* **AIM OF THE TASK**: Restate the material word for word and leave out anything that is a picture.

* **DATA BLOCK**:
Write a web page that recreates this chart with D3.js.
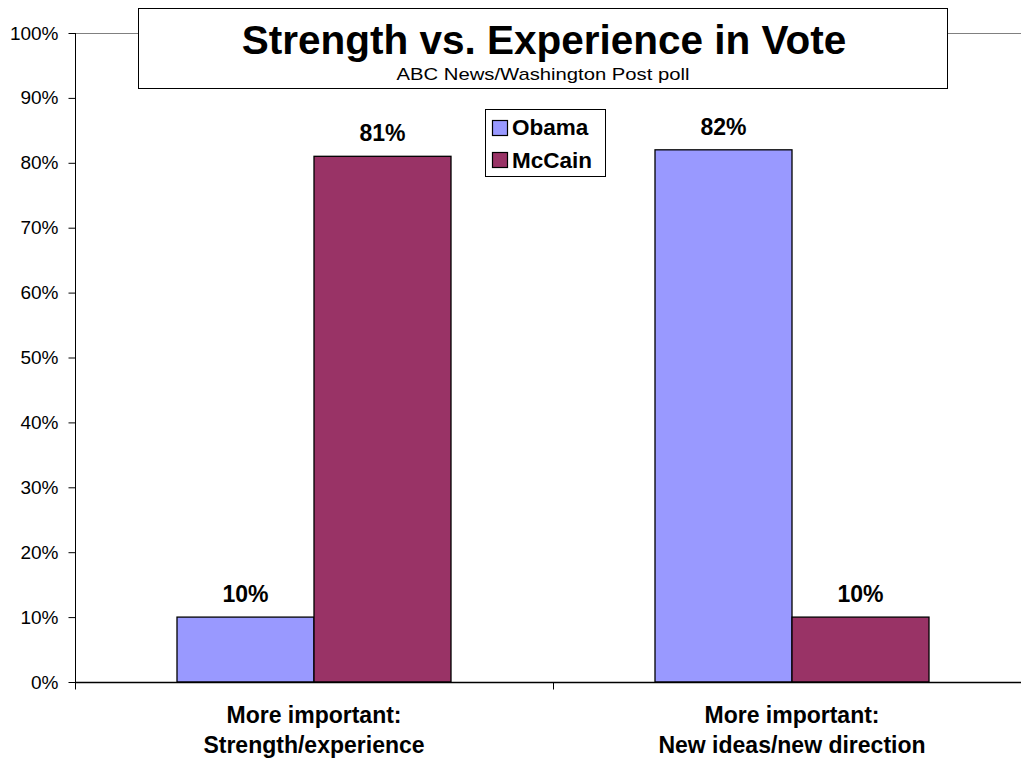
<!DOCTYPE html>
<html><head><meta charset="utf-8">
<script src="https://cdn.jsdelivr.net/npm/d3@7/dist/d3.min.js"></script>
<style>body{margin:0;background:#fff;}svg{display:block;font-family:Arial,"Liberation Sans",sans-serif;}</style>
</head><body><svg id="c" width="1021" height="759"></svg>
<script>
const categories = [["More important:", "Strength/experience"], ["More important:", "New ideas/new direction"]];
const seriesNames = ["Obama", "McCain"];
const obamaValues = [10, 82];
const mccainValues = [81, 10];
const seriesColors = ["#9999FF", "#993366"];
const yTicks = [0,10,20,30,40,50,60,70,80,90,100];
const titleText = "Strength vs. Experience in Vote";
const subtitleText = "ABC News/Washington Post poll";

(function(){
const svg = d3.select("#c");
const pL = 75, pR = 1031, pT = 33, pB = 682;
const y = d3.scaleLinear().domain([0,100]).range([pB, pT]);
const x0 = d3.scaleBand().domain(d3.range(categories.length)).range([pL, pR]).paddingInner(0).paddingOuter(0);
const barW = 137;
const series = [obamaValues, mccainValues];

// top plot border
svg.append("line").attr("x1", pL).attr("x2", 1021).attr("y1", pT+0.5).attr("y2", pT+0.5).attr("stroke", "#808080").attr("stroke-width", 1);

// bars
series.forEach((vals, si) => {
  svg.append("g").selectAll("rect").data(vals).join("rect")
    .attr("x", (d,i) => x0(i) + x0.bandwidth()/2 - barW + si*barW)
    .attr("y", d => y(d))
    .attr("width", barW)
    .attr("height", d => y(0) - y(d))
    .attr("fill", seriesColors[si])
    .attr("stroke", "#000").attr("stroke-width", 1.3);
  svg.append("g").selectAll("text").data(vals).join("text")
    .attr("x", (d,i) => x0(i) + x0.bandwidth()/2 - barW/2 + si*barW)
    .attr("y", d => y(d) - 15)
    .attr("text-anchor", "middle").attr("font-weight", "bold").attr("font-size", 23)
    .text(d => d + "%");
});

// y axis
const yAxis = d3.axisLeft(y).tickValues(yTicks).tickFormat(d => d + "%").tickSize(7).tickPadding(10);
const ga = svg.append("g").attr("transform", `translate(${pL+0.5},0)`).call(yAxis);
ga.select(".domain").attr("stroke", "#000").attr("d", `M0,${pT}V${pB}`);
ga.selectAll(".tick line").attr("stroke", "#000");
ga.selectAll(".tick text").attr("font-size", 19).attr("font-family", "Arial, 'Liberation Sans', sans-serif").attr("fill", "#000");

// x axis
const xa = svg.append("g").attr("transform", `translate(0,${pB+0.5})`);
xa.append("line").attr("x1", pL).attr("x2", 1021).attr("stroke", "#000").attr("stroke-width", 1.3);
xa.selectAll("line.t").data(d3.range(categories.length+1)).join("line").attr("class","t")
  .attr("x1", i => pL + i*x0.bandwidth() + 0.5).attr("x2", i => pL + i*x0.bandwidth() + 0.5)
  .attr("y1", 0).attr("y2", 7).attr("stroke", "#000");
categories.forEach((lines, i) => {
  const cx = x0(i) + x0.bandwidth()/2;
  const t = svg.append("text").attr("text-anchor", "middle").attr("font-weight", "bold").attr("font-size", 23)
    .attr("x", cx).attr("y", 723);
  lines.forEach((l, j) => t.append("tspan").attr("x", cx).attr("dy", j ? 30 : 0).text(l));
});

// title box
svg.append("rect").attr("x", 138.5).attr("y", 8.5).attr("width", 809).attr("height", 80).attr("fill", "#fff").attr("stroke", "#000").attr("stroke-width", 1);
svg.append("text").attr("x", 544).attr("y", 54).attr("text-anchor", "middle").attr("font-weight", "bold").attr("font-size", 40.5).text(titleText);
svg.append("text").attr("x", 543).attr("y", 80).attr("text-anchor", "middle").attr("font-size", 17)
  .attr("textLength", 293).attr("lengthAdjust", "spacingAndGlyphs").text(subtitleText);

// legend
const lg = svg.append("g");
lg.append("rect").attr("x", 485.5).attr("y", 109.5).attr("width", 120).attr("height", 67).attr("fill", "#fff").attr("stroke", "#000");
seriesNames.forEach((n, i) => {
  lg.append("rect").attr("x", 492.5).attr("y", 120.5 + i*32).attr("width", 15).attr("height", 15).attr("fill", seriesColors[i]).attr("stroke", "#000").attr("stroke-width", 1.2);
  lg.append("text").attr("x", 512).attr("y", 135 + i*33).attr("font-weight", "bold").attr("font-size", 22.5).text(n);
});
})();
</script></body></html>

* **FULL SOLUTION**:
Write a web page that recreates this chart with D3.js.
<!DOCTYPE html>
<html><head><meta charset="utf-8">
<script src="https://cdn.jsdelivr.net/npm/d3@7/dist/d3.min.js"></script>
<style>body{margin:0;background:#fff;}svg{display:block;font-family:Arial,"Liberation Sans",sans-serif;}</style>
</head><body><svg id="c" width="1021" height="759"></svg>
<script>
const categories = [["More important:", "Strength/experience"], ["More important:", "New ideas/new direction"]];
const seriesNames = ["Obama", "McCain"];
const obamaValues = [10, 82];
const mccainValues = [81, 10];
const seriesColors = ["#9999FF", "#993366"];
const yTicks = [0,10,20,30,40,50,60,70,80,90,100];
const titleText = "Strength vs. Experience in Vote";
const subtitleText = "ABC News/Washington Post poll";

(function(){
const svg = d3.select("#c");
const pL = 75, pR = 1031, pT = 33, pB = 682;
const y = d3.scaleLinear().domain([0,100]).range([pB, pT]);
const x0 = d3.scaleBand().domain(d3.range(categories.length)).range([pL, pR]).paddingInner(0).paddingOuter(0);
const barW = 137;
const series = [obamaValues, mccainValues];

// top plot border
svg.append("line").attr("x1", pL).attr("x2", 1021).attr("y1", pT+0.5).attr("y2", pT+0.5).attr("stroke", "#808080").attr("stroke-width", 1);

// bars
series.forEach((vals, si) => {
  svg.append("g").selectAll("rect").data(vals).join("rect")
    .attr("x", (d,i) => x0(i) + x0.bandwidth()/2 - barW + si*barW)
    .attr("y", d => y(d))
    .attr("width", barW)
    .attr("height", d => y(0) - y(d))
    .attr("fill", seriesColors[si])
    .attr("stroke", "#000").attr("stroke-width", 1.3);
  svg.append("g").selectAll("text").data(vals).join("text")
    .attr("x", (d,i) => x0(i) + x0.bandwidth()/2 - barW/2 + si*barW)
    .attr("y", d => y(d) - 15)
    .attr("text-anchor", "middle").attr("font-weight", "bold").attr("font-size", 23)
    .text(d => d + "%");
});

// y axis
const yAxis = d3.axisLeft(y).tickValues(yTicks).tickFormat(d => d + "%").tickSize(7).tickPadding(10);
const ga = svg.append("g").attr("transform", `translate(${pL+0.5},0)`).call(yAxis);
ga.select(".domain").attr("stroke", "#000").attr("d", `M0,${pT}V${pB}`);
ga.selectAll(".tick line").attr("stroke", "#000");
ga.selectAll(".tick text").attr("font-size", 19).attr("font-family", "Arial, 'Liberation Sans', sans-serif").attr("fill", "#000");

// x axis
const xa = svg.append("g").attr("transform", `translate(0,${pB+0.5})`);
xa.append("line").attr("x1", pL).attr("x2", 1021).attr("stroke", "#000").attr("stroke-width", 1.3);
xa.selectAll("line.t").data(d3.range(categories.length+1)).join("line").attr("class","t")
  .attr("x1", i => pL + i*x0.bandwidth() + 0.5).attr("x2", i => pL + i*x0.bandwidth() + 0.5)
  .attr("y1", 0).attr("y2", 7).attr("stroke", "#000");
categories.forEach((lines, i) => {
  const cx = x0(i) + x0.bandwidth()/2;
  const t = svg.append("text").attr("text-anchor", "middle").attr("font-weight", "bold").attr("font-size", 23)
    .attr("x", cx).attr("y", 723);
  lines.forEach((l, j) => t.append("tspan").attr("x", cx).attr("dy", j ? 30 : 0).text(l));
});

// title box
svg.append("rect").attr("x", 138.5).attr("y", 8.5).attr("width", 809).attr("height", 80).attr("fill", "#fff").attr("stroke", "#000").attr("stroke-width", 1);
svg.append("text").attr("x", 544).attr("y", 54).attr("text-anchor", "middle").attr("font-weight", "bold").attr("font-size", 40.5).text(titleText);
svg.append("text").attr("x", 543).attr("y", 80).attr("text-anchor", "middle").attr("font-size", 17)
  .attr("textLength", 293).attr("lengthAdjust", "spacingAndGlyphs").text(subtitleText);

// legend
const lg = svg.append("g");
lg.append("rect").attr("x", 485.5).attr("y", 109.5).attr("width", 120).attr("height", 67).attr("fill", "#fff").attr("stroke", "#000");
seriesNames.forEach((n, i) => {
  lg.append("rect").attr("x", 492.5).attr("y", 120.5 + i*32).attr("width", 15).attr("height", 15).attr("fill", seriesColors[i]).attr("stroke", "#000").attr("stroke-width", 1.2);
  lg.append("text").attr("x", 512).attr("y", 135 + i*33).attr("font-weight", "bold").attr("font-size", 22.5).text(n);
});
})();
</script></body></html>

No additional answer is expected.